25% des trajets en sortie de train
En juin 2024, Vélo Modalis comptabilisait déjà plus de 20.000 trajets effectués dont un quart en sortie de train sur l’ensemble des trajets effectués sur le service. Des records d’utilisation ont été enregistrés tout au long de l’été. La force du projet selon le Jérôme Kravetz, repose sur la richesse des offres proposées « à la fois des vélos en ville, là où se trouvent les principaux spots d’utilisation, mais aussi en gare sur un territoire qui comprend quatre agglomérations importantes. Quels que soient votre lieu de résidence de départ et votre lieu de travail, il est possible d’utiliser indistinctement les vélos avec une seule marque, un seul abonnement et une seule tarification sur quatre agglomérations et territoires différents. Nous avons simplifié le chemin à l’usager qui dispose des mêmes vélos quelle que soit la gare de départ ou d’arrivée. Soit une seule et même offre en continuité.»
D’autres villes et agglomération de Nouvelle-Aquitaine s’intéressent à ce projet, tout comme la région Bretagne et la région Grand Est qui observent attentivement son évolution. « Le service ne doit pas faire oublier le besoin d’infrastructures. Il est important que le territoire soit déjà équipé pour le vélo et qu’il dispose d’infrastructures pour sécuriser les cyclistes, notamment à mesure que l’on s’éloigne des zones urbaines, ajoute ledirecteur de Nouvelle Aquitaine mobilités.

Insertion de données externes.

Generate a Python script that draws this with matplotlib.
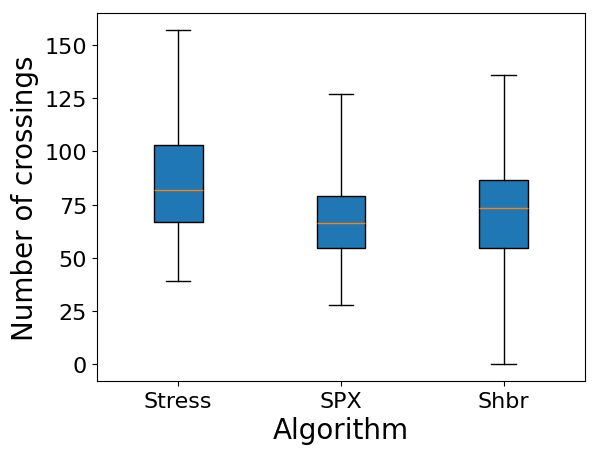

Un bon maillage du réseau, permettant de se rendre d’un point stratégique à un autre est indispensable. Rappelons enfin que le succès du report modal repose sur la qualité de l’offre proposée. Cette offre doit aller au-delà des frontières territoriales ou administratives. Elle doit également permettre d’intégrer la dynamique régionale dans les offres urbaines et inversement. Au-delà de l’expérimentation, Vélo Modalis a joué le rôle d’un accélérateur de collaboration autour des sujets vélos : ce sera un héritage très précieux. » A moins de six mois de la fin de l’expérimentation, les discussions sont en cours pour décider des modalités de pérennisation d’un tel système. Et trouver un modèle économique soutenable.